A Model-based Testing Technique for Amazon Lex Task-based Chatbots
For developers of task-based chatbots, LexTester provides a more effective automated testing method than existing tools, addressing limitations in test scenario complexity and oracle weaknesses.
LexTester, a model-based testing technique for Amazon Lex chatbots, generates a Dialog Graph of all possible interactions and an executable test suite with coverage strategies. It outperformed Botium on five chatbots, achieving 83-95% coverage, nearly double test complexity, and up to 4x fault detection at comparable time costs.
Task-based chatbots are nowadays widely adopted software systems, usually integrated into real-world applications and communication channels, designed to assist users in completing tasks through conversational interfaces. Like any other software, even chatbots are prone to bugs. Despite their increasing pervasiveness in everyday activities, existing techniques for assessing their quality still exhibit several limitations, such as the simplicity of generated test scenarios and oracle weaknesses.

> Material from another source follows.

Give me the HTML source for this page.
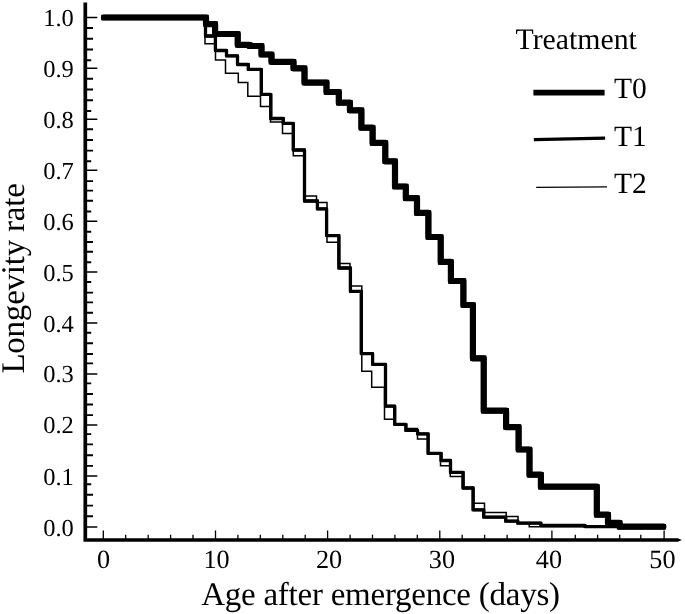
<!DOCTYPE html>
<html><head><meta charset="utf-8"><title>Longevity rate</title>
<style>
html,body{margin:0;padding:0;background:#fff;}
body{width:685px;height:614px;overflow:hidden;}
svg{display:block;}
text{font-family:"Liberation Serif",serif;fill:#000;text-rendering:geometricPrecision;}
.tk{font-size:24.5px;}
.tkx{font-size:26.2px;}
.ti{font-size:33px;}
.lg{font-size:29.5px;}
svg{filter:blur(0.3px);}
</style></head><body>
<svg width="685" height="614" viewBox="0 0 685 614">
<rect width="685" height="614" fill="#fff"/>
<g stroke="#000" fill="none">
<path d="M85.3 2.5 L85.3 540.0 L678 540.0" stroke-width="3.7" stroke-linejoin="miter"/>
<path d="M677.8 538.15 L681.9 540.00 L677.8 541.85 Z" fill="#000" stroke="none"/>
<path d="M85.3 526.9 H97.3 M85.3 475.9 H97.3 M85.3 425.0 H97.3 M85.3 374.0 H97.3 M85.3 323.1 H97.3 M85.3 272.1 H97.3 M85.3 221.2 H97.3 M85.3 170.3 H97.3 M85.3 119.3 H97.3 M85.3 68.3 H97.3 M85.3 17.4 H97.3" stroke-width="1.5"/>
<path d="M85.3 28.0 H93.0 M85.3 38.7 H93.0 M85.3 49.5 H93.0 M85.3 60.2 H91.2 M85.3 78.8 H93.0 M85.3 89.5 H93.0 M85.3 100.3 H93.0 M85.3 111.0 H91.2 M85.3 129.3 H93.0 M85.3 140.0 H93.0 M85.3 150.6 H93.0 M85.3 161.3 H91.2 M85.3 181.1 H93.0 M85.3 190.6 H93.0 M85.3 200.8 H93.0 M85.3 211.5 H91.2 M85.3 231.8 H91.2 M85.3 242.0 H93.0 M85.3 251.8 H93.0 M85.3 262.3 H91.2 M85.3 282.0 H91.2 M85.3 292.6 H93.0 M85.3 302.4 H93.0 M85.3 312.7 H93.0 M85.3 332.8 H91.2 M85.3 343.3 H93.0 M85.3 354.0 H93.0 M85.3 363.4 H93.0 M85.3 383.4 H91.2 M85.3 394.0 H93.0 M85.3 404.5 H93.0 M85.3 415.1 H93.0 M85.3 434.1 H91.2 M85.3 444.4 H93.0 M85.3 455.2 H93.0 M85.3 465.9 H93.0 M85.3 484.3 H91.2 M85.3 494.8 H93.0 M85.3 505.6 H93.0 M85.3 516.3 H93.0" stroke-width="1.9"/>
<path d="M103.3 540.0 V530.4 M125.7 540.0 V534.8 M148.2 540.0 V534.8 M170.6 540.0 V534.8 M193.0 540.0 V534.8 M215.5 540.0 V530.4 M237.9 540.0 V534.8 M260.3 540.0 V534.8 M282.8 540.0 V534.8 M305.2 540.0 V534.8 M327.6 540.0 V530.4 M350.1 540.0 V534.8 M372.5 540.0 V534.8 M394.9 540.0 V534.8 M417.3 540.0 V534.8 M439.8 540.0 V530.4 M462.2 540.0 V534.8 M484.6 540.0 V534.8 M507.1 540.0 V534.8 M529.5 540.0 V534.8 M551.9 540.0 V530.4 M575.3 540.0 V534.8 M597.6 540.0 V534.8 M619.7 540.0 V534.8 M640.8 540.0 V534.8 M664.1 540.0 V530.4" stroke-width="1.3"/>
</g>
<text class="tk" x="73.8" y="536.3" text-anchor="end">0.0</text>
<text class="tk" x="73.8" y="485.2" text-anchor="end">0.1</text>
<text class="tk" x="73.8" y="433.4" text-anchor="end">0.2</text>
<text class="tk" x="73.8" y="382.4" text-anchor="end">0.3</text>
<text class="tk" x="73.8" y="331.5" text-anchor="end">0.4</text>
<text class="tk" x="73.8" y="280.5" text-anchor="end">0.5</text>
<text class="tk" x="73.8" y="229.6" text-anchor="end">0.6</text>
<text class="tk" x="73.8" y="178.7" text-anchor="end">0.7</text>
<text class="tk" x="73.8" y="127.7" text-anchor="end">0.8</text>
<text class="tk" x="73.8" y="76.8" text-anchor="end">0.9</text>
<text class="tk" x="73.8" y="25.8" text-anchor="end">1.0</text>
<text class="tkx" x="103.5" y="567.8" text-anchor="middle">0</text>
<text class="tkx" x="216.6" y="567.8" text-anchor="middle">10</text>
<text class="tkx" x="329.0" y="567.8" text-anchor="middle">20</text>
<text class="tkx" x="441.9" y="567.8" text-anchor="middle">30</text>
<text class="tkx" x="548.9" y="567.8" text-anchor="middle">40</text>
<text class="tkx" x="662.4" y="567.8" text-anchor="middle">50</text>
<text class="ti" x="201.2" y="605" textLength="358.8" lengthAdjust="spacing">Age after emergence (days)</text>
<text class="ti" transform="translate(24.3 373.6) rotate(-90)" textLength="190.4" lengthAdjust="spacing">Longevity rate</text>
<text class="lg" x="515.5" y="48.5" style="font-size:29.8px">Treatment</text>
<text class="lg" x="614" y="97.9">T0</text>
<text class="lg" x="614" y="145.9">T1</text>
<text class="lg" x="614" y="193.3">T2</text>
<g stroke="#000" fill="none">
<path d="M533.4 92.7 H604.6" stroke-width="5.8"/>
<path d="M533.9 139.6 L605.1 138.2" stroke-width="3.2"/>
<path d="M536.2 187.4 L607 186.9" stroke-width="1.2"/>
</g>
<g stroke="#000" fill="none" stroke-linejoin="miter">
<path d="M205.0 17.5 L205.0 43.7 L215.5 43.7 L215.5 59.9 L225.5 59.9 L225.5 73.2 L238.3 73.2 L238.3 82.4 L247.8 82.4 L247.8 96.2 L260.5 96.2 L260.5 106.5 L270.5 106.5 L270.5 122.0 L282.5 122.0 L282.5 133.4 L293.3 133.4 L293.3 155.7 L304.5 155.7 L304.5 196.0 L316.5 196.0 L316.5 202.4 L327.0 202.4 L327.0 242.3 L338.5 242.3 L338.5 263.4 L350.0 263.4 L350.0 285.9 L361.8 285.9 L361.8 371.3 L371.7 371.3 L371.7 387.3 L384.5 387.3 L384.5 419.3 L394.5 419.3 L394.5 424.3 L405.7 424.3 L405.7 428.5 L417.5 428.5 L417.5 439.1 L428.0 439.1 L428.0 453.5 L440.5 453.5 L440.5 465.7 L450.3 465.7 L450.3 476.6 L462.5 476.6 L462.5 488.0 L473.5 488.0 L473.5 503.2 L484.5 503.2 L484.5 512.4 L506.2 512.4 L506.2 516.4 L518.0 516.4 L518.0 523.0 L529.2 523.0 L529.2 526.7 L663.0 526.7" stroke-width="1.5"/>
<path d="M205.5 17.5 L205.5 36.0 L215.4 36.0 L215.4 50.5 L226.5 50.5 L226.5 55.9 L237.5 55.9 L237.5 64.5 L248.3 64.5 L248.3 69.4 L261.3 69.4 L261.3 94.4 L270.8 94.4 L270.8 118.5 L283.3 118.5 L283.3 123.4 L293.3 123.4 L293.3 150.0 L304.5 150.0 L304.5 201.0 L317.4 201.0 L317.4 208.9 L326.6 208.9 L326.6 235.7 L338.9 235.7 L338.9 268.0 L350.4 268.0 L350.4 291.3 L361.3 291.3 L361.3 353.7 L372.6 353.7 L372.6 364.3 L385.5 364.3 L385.5 406.2 L394.7 406.2 L394.7 424.3 L405.9 424.3 L405.9 430.4 L417.6 430.4 L417.6 433.8 L428.1 433.8 L428.1 453.3 L441.1 453.3 L441.1 460.5 L450.5 460.5 L450.5 472.4 L463.1 472.4 L463.1 488.0 L473.1 488.0 L473.1 509.8 L483.7 509.8 L483.7 517.1 L505.7 517.1 L505.7 521.2 L517.8 521.2 L517.8 523.2 L540.9 523.2 L540.9 525.5 L584.9 525.5 L584.9 526.6 L663.0 526.6" stroke-width="3.3" stroke-linejoin="round"/>
<path d="M205.5 17.5 L205.5 36.0 L215.4 36.0 L215.4 50.5 L226.5 50.5 L226.5 55.9 L237.5 55.9 L237.5 64.5 L248.3 64.5 L248.3 69.4 L261.3 69.4 L261.3 94.4 L270.8 94.4 L270.8 118.5 L283.3 118.5 L283.3 123.4 L293.3 123.4 L293.3 150.0 L304.5 150.0 L304.5 201.0 L317.4 201.0 L317.4 208.9 L326.6 208.9 L326.6 235.7 L338.9 235.7 L338.9 268.0 L350.4 268.0 L350.4 291.3 L361.3 291.3 L361.3 353.7 L372.6 353.7 L372.6 364.3 L385.5 364.3 L385.5 406.2 L394.7 406.2 L394.7 424.3 L405.9 424.3 L405.9 430.4 L417.6 430.4 L417.6 433.8 L428.1 433.8 L428.1 453.3 L441.1 453.3 L441.1 460.5 L450.5 460.5 L450.5 472.4 L463.1 472.4 L463.1 488.0 L473.1 488.0 L473.1 509.8 L483.7 509.8 L483.7 517.1 L505.7 517.1 L505.7 521.2 L517.8 521.2 L517.8 523.2 L540.9 523.2 L540.9 525.5 L584.9 525.5 L584.9 526.6 L663.0 526.6" stroke-width="2.8"/>
<path d="M104.0 17.5 L206.0 17.5 L206.0 24.1 L215.1 24.1 L215.1 34.0 L237.7 34.0 L237.7 44.8 L249.6 44.8 L249.6 46.0 L261.5 46.0 L261.5 54.5 L271.5 54.5 L271.5 61.8 L293.5 61.8 L293.5 68.3 L304.5 68.3 L304.5 82.6 L326.5 82.6 L326.5 92.0 L338.8 92.0 L338.8 102.7 L349.9 102.7 L349.9 110.3 L361.4 110.3 L361.4 127.7 L372.6 127.7 L372.6 142.9 L385.3 142.9 L385.3 161.3 L395.0 161.3 L395.0 186.5 L405.8 186.5 L405.8 198.2 L417.0 198.2 L417.0 212.9 L428.4 212.9 L428.4 237.0 L440.7 237.0 L440.7 261.9 L450.9 261.9 L450.9 281.0 L463.4 281.0 L463.4 305.0 L472.9 305.0 L472.9 358.3 L483.7 358.3 L483.7 410.7 L506.1 410.7 L506.1 427.1 L518.6 427.1 L518.6 449.5 L529.5 449.5 L529.5 474.7 L540.9 474.7 L540.9 486.7 L596.8 486.7 L596.8 514.7 L608.0 514.7 L608.0 522.9 L619.6 522.9 L619.6 526.7 L663.3 526.7" stroke-width="6.2" stroke-linecap="round" stroke-linejoin="round"/>
<path d="M104.0 17.5 L206.0 17.5 L206.0 24.1 L215.1 24.1 L215.1 34.0 L237.7 34.0 L237.7 44.8 L249.6 44.8 L249.6 46.0 L261.5 46.0 L261.5 54.5 L271.5 54.5 L271.5 61.8 L293.5 61.8 L293.5 68.3 L304.5 68.3 L304.5 82.6 L326.5 82.6 L326.5 92.0 L338.8 92.0 L338.8 102.7 L349.9 102.7 L349.9 110.3 L361.4 110.3 L361.4 127.7 L372.6 127.7 L372.6 142.9 L385.3 142.9 L385.3 161.3 L395.0 161.3 L395.0 186.5 L405.8 186.5 L405.8 198.2 L417.0 198.2 L417.0 212.9 L428.4 212.9 L428.4 237.0 L440.7 237.0 L440.7 261.9 L450.9 261.9 L450.9 281.0 L463.4 281.0 L463.4 305.0 L472.9 305.0 L472.9 358.3 L483.7 358.3 L483.7 410.7 L506.1 410.7 L506.1 427.1 L518.6 427.1 L518.6 449.5 L529.5 449.5 L529.5 474.7 L540.9 474.7 L540.9 486.7 L596.8 486.7 L596.8 514.7 L608.0 514.7 L608.0 522.9 L619.6 522.9 L619.6 526.7 L663.3 526.7" stroke-width="5.5" stroke-linecap="square" stroke-linejoin="miter"/>
</g>
</svg></body></html>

In this paper, we present LexTester, an automated model-based testing technique for Amazon Lex chatbots. The technique explores the conversational space of the chatbot under test to generate a Dialog Graph of all possible interactions, from which an executable test suite is generated according to different coverage strategies. LexTester was evaluated against the state-of-the-practice chatbot testing tool Botium on five Amazon Lex chatbots, consistently outperforming it in all subjects, generating more tests with nearly double complexity, achieving overall 83-95% coverage of conversational elements, and improving fault detection effectiveness by up to four times at comparable time costs.